Não, não minto! A maioria das faculdades de Direito no Brasil apresentam resultados MEDÍOCRES no Exame da OAB. Confiram com seus próprios olhos:
Desempenho das faculdades de Direito no XXI Exame de Ordem
Fazemos o que com esses estudantes e bacharéis? Negamos o acesso ao universo jurídico a eles e pronto? Está solucionado o problema da qualidade dos operadores do Direito no Brasil?
A OAB tem lutado sozinha para evitar a proliferação de cursos, mas ela está perdendo a briga. Ainda neste ano virão novas regras, e teremos uma nova expansão na quantidade de universitários.
Fazemos o que então?
Aqui retorno para a professora.
Ela sabe, como eu também sei, que existem MUITOS estudantes com dificuldades de assimilação do conteúdo jurídico. Não impressiona, pois muitos destes também têm dificuldades até mesmo de ler e escrever.
Curiosamente, o sistema os premiou com um diploma.
A culpa disto é de quem? Dela?
O exemplo do silicone, gostem ou não, é de fácil assimilação.
É um exemplo adequado para um universo de candidatos que têm um objetivo específico em vista: a aprovação no Exame de Ordem.
Onde está escrito, indo além disto, que a compreensão e assimilação de conceitos deve ser feita de forma integral e imediata? Por que um estudante do Direito não pode começar assimilando conceitos em uma determinada gradação e, posteriormente, aprofundar sua compreensão e conhecimentos sobre o que estudou de forma mais rasa anteriormente?
Quem disse que os estudos começam e terminam no Exame de Ordem?

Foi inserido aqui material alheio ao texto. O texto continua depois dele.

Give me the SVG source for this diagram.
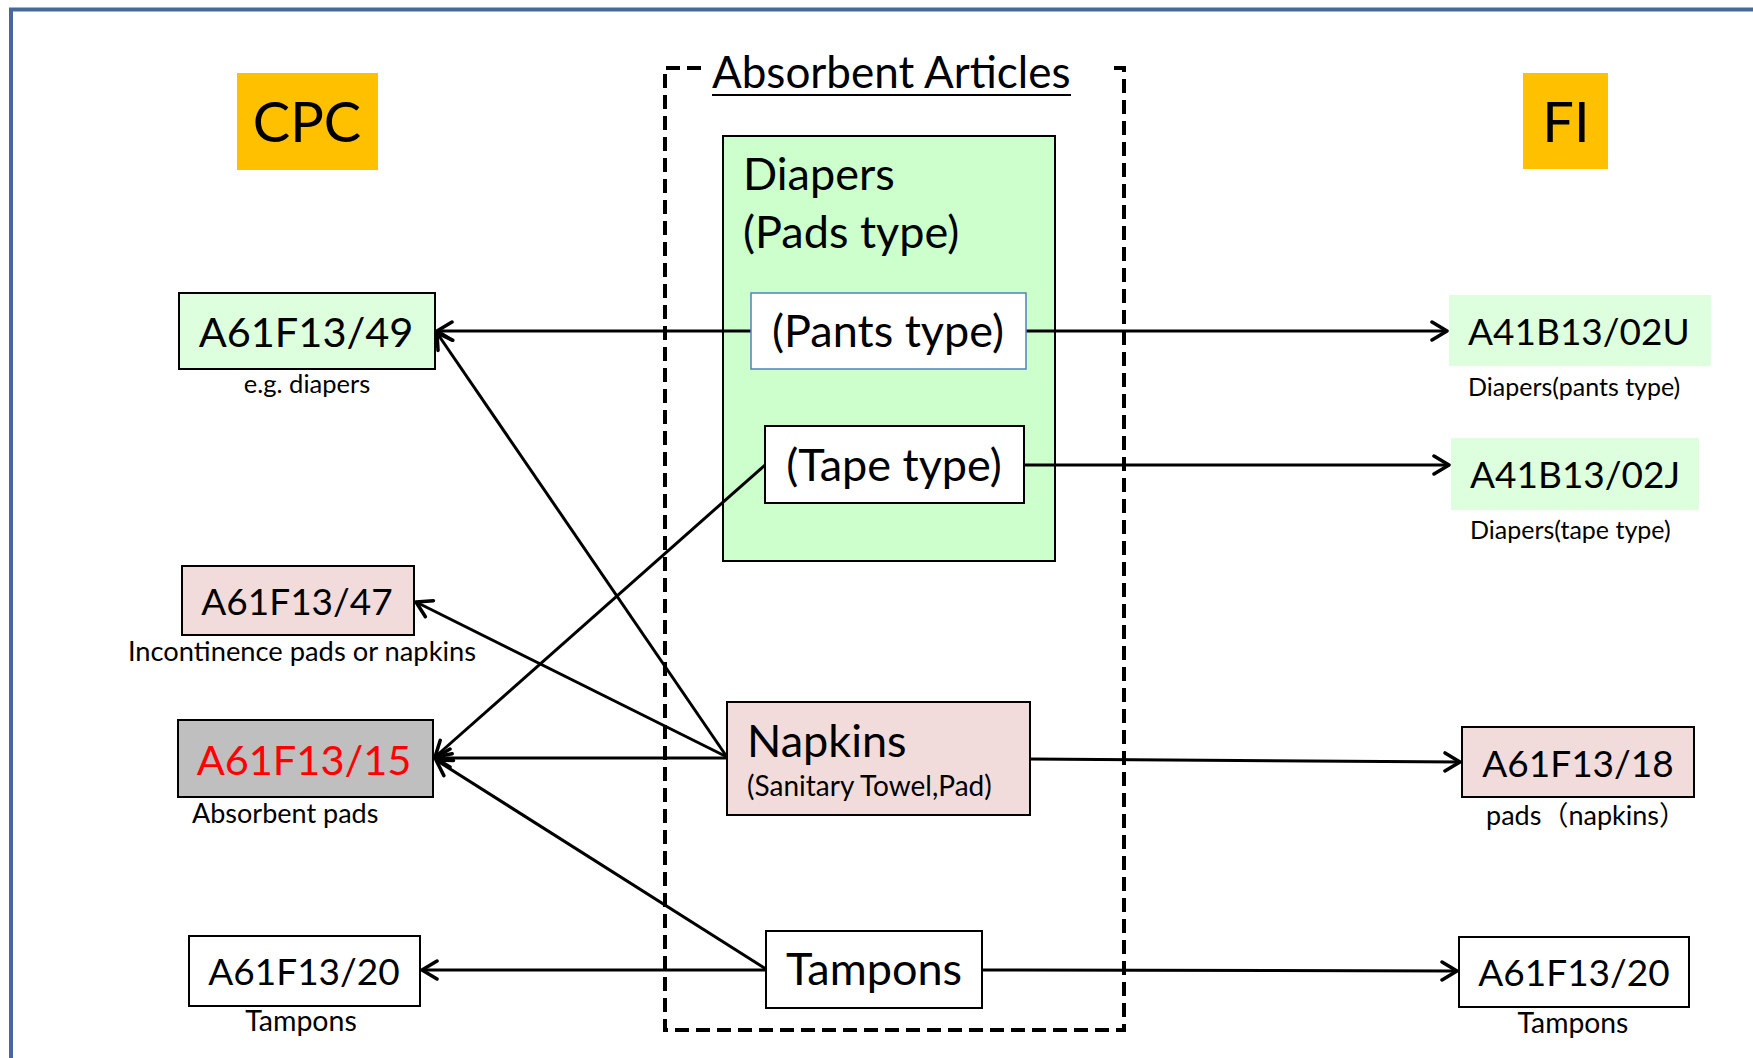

Se um professor de "cursinho" não é didático e claro, ele simplesmente não consegue ter alunos. O mercado dos estudantes para o Exame de Ordem elimina ele do jogo.
Lembrando que este mercado existe porque, obviamente, existe uma demanda, e não o contrário. Com a graduação em FRANGALHOS (não toda, é claro), esses estudantes precisam dos cursos para enfrentar uma prova que é, em sua essência, dogmática.
Onde está o problema? Nos cursinhos ou na graduação?
A questão, claro, é muito complexa, e os problemas estão espalhados por todo o sistema. Não é de simples identificação e muito menos será fácil de resolver.
Aliás, há muito já me convenci que o problema é insolúvel, e pelo o que estou vendo, vai piorar muito.
A professora Licínia, assim como outros professores, conhece da realidade dos alunos e CONVERSA com eles para ser entendida, cumprindo assim com seu objetivo.
Não gostaram do exemplo? Paciência! Mas saibam que grande parte do mercado não só gostou como PRECISA desse tipo de abordagem para poder não só aprender como também para evoluir em termos de aprendizado.
Nem ela e nem os cursos criaram essa realidade, e ela, e os cursos também, se posicionam em função do que existe.
Dica a quem couber: desçam do topo do monte Olimpo, onde vocês se encastelaram, e venham pisar na planície da realidade, onde os mortais transitam. Vai lhes fazer bem.